#### [Given task]
Write out the material again word for word, dropping any images it holds.

▼

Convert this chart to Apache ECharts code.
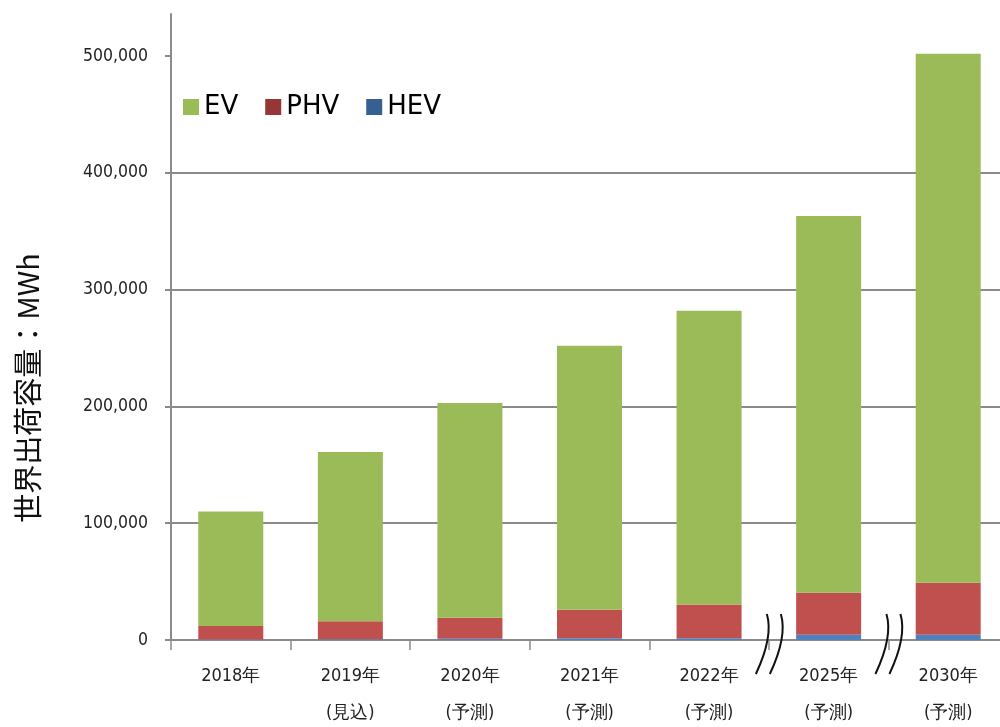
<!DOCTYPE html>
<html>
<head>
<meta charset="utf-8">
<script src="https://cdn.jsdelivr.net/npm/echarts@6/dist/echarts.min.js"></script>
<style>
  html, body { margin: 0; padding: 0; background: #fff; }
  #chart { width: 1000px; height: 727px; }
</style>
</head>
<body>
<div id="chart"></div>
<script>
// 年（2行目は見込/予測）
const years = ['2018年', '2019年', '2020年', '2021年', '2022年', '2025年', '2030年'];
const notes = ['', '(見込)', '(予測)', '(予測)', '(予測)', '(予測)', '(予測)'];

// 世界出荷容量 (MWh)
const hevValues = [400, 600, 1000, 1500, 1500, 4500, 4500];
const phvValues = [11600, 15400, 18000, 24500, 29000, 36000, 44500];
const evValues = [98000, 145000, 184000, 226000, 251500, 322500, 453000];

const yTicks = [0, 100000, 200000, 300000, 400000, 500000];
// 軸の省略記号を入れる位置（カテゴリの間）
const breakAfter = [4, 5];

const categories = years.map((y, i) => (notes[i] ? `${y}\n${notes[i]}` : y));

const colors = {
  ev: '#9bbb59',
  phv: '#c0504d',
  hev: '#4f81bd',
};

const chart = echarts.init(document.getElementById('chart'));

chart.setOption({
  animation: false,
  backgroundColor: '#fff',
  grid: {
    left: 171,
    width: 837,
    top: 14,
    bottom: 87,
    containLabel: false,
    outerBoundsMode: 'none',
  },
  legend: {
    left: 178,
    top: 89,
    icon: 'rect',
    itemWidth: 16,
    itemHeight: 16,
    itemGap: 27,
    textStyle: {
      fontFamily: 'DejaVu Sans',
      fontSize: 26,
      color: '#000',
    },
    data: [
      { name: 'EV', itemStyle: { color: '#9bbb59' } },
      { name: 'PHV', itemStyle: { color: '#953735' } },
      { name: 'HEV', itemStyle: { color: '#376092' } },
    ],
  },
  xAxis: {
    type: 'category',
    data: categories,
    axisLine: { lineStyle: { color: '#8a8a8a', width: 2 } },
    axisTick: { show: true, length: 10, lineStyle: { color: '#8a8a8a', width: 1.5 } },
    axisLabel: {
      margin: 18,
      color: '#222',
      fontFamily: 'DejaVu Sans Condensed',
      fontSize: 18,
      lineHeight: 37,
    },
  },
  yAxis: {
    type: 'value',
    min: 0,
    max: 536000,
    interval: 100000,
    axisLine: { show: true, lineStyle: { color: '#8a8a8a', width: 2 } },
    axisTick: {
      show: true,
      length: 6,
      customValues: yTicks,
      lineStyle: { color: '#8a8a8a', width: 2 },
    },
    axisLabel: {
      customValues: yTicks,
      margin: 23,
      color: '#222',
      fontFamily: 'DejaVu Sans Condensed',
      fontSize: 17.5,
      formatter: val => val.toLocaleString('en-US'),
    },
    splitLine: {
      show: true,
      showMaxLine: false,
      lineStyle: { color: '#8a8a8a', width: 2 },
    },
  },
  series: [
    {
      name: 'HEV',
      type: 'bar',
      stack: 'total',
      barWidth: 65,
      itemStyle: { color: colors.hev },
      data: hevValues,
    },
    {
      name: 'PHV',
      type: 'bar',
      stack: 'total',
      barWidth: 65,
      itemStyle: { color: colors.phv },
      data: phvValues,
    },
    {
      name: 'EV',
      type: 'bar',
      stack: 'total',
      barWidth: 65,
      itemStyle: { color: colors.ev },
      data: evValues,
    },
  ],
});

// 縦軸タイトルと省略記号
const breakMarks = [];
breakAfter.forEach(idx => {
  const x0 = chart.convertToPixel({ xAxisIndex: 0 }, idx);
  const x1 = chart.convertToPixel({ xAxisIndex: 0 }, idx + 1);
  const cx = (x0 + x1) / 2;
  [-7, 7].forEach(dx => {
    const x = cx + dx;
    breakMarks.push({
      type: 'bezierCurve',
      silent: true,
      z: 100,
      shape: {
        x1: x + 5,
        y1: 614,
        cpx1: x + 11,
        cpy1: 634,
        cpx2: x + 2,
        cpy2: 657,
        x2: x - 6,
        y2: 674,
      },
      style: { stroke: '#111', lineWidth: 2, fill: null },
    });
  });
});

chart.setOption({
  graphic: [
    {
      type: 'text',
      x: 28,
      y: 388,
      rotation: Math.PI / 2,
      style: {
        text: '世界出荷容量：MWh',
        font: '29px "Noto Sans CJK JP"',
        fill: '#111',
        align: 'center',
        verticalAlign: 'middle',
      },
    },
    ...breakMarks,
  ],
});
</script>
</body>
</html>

▲

#### [Response for this exercise]
Convert this chart to Apache ECharts code.
<!DOCTYPE html>
<html>
<head>
<meta charset="utf-8">
<script src="https://cdn.jsdelivr.net/npm/echarts@6/dist/echarts.min.js"></script>
<style>
  html, body { margin: 0; padding: 0; background: #fff; }
  #chart { width: 1000px; height: 727px; }
</style>
</head>
<body>
<div id="chart"></div>
<script>
// 年（2行目は見込/予測）
const years = ['2018年', '2019年', '2020年', '2021年', '2022年', '2025年', '2030年'];
const notes = ['', '(見込)', '(予測)', '(予測)', '(予測)', '(予測)', '(予測)'];

// 世界出荷容量 (MWh)
const hevValues = [400, 600, 1000, 1500, 1500, 4500, 4500];
const phvValues = [11600, 15400, 18000, 24500, 29000, 36000, 44500];
const evValues = [98000, 145000, 184000, 226000, 251500, 322500, 453000];

const yTicks = [0, 100000, 200000, 300000, 400000, 500000];
// 軸の省略記号を入れる位置（カテゴリの間）
const breakAfter = [4, 5];

const categories = years.map((y, i) => (notes[i] ? `${y}\n${notes[i]}` : y));

const colors = {
  ev: '#9bbb59',
  phv: '#c0504d',
  hev: '#4f81bd',
};

const chart = echarts.init(document.getElementById('chart'));

chart.setOption({
  animation: false,
  backgroundColor: '#fff',
  grid: {
    left: 171,
    width: 837,
    top: 14,
    bottom: 87,
    containLabel: false,
    outerBoundsMode: 'none',
  },
  legend: {
    left: 178,
    top: 89,
    icon: 'rect',
    itemWidth: 16,
    itemHeight: 16,
    itemGap: 27,
    textStyle: {
      fontFamily: 'DejaVu Sans',
      fontSize: 26,
      color: '#000',
    },
    data: [
      { name: 'EV', itemStyle: { color: '#9bbb59' } },
      { name: 'PHV', itemStyle: { color: '#953735' } },
      { name: 'HEV', itemStyle: { color: '#376092' } },
    ],
  },
  xAxis: {
    type: 'category',
    data: categories,
    axisLine: { lineStyle: { color: '#8a8a8a', width: 2 } },
    axisTick: { show: true, length: 10, lineStyle: { color: '#8a8a8a', width: 1.5 } },
    axisLabel: {
      margin: 18,
      color: '#222',
      fontFamily: 'DejaVu Sans Condensed',
      fontSize: 18,
      lineHeight: 37,
    },
  },
  yAxis: {
    type: 'value',
    min: 0,
    max: 536000,
    interval: 100000,
    axisLine: { show: true, lineStyle: { color: '#8a8a8a', width: 2 } },
    axisTick: {
      show: true,
      length: 6,
      customValues: yTicks,
      lineStyle: { color: '#8a8a8a', width: 2 },
    },
    axisLabel: {
      customValues: yTicks,
      margin: 23,
      color: '#222',
      fontFamily: 'DejaVu Sans Condensed',
      fontSize: 17.5,
      formatter: val => val.toLocaleString('en-US'),
    },
    splitLine: {
      show: true,
      showMaxLine: false,
      lineStyle: { color: '#8a8a8a', width: 2 },
    },
  },
  series: [
    {
      name: 'HEV',
      type: 'bar',
      stack: 'total',
      barWidth: 65,
      itemStyle: { color: colors.hev },
      data: hevValues,
    },
    {
      name: 'PHV',
      type: 'bar',
      stack: 'total',
      barWidth: 65,
      itemStyle: { color: colors.phv },
      data: phvValues,
    },
    {
      name: 'EV',
      type: 'bar',
      stack: 'total',
      barWidth: 65,
      itemStyle: { color: colors.ev },
      data: evValues,
    },
  ],
});

// 縦軸タイトルと省略記号
const breakMarks = [];
breakAfter.forEach(idx => {
  const x0 = chart.convertToPixel({ xAxisIndex: 0 }, idx);
  const x1 = chart.convertToPixel({ xAxisIndex: 0 }, idx + 1);
  const cx = (x0 + x1) / 2;
  [-7, 7].forEach(dx => {
    const x = cx + dx;
    breakMarks.push({
      type: 'bezierCurve',
      silent: true,
      z: 100,
      shape: {
        x1: x + 5,
        y1: 614,
        cpx1: x + 11,
        cpy1: 634,
        cpx2: x + 2,
        cpy2: 657,
        x2: x - 6,
        y2: 674,
      },
      style: { stroke: '#111', lineWidth: 2, fill: null },
    });
  });
});

chart.setOption({
  graphic: [
    {
      type: 'text',
      x: 28,
      y: 388,
      rotation: Math.PI / 2,
      style: {
        text: '世界出荷容量：MWh',
        font: '29px "Noto Sans CJK JP"',
        fill: '#111',
        align: 'center',
        verticalAlign: 'middle',
      },
    },
    ...breakMarks,
  ],
});
</script>
</body>
</html>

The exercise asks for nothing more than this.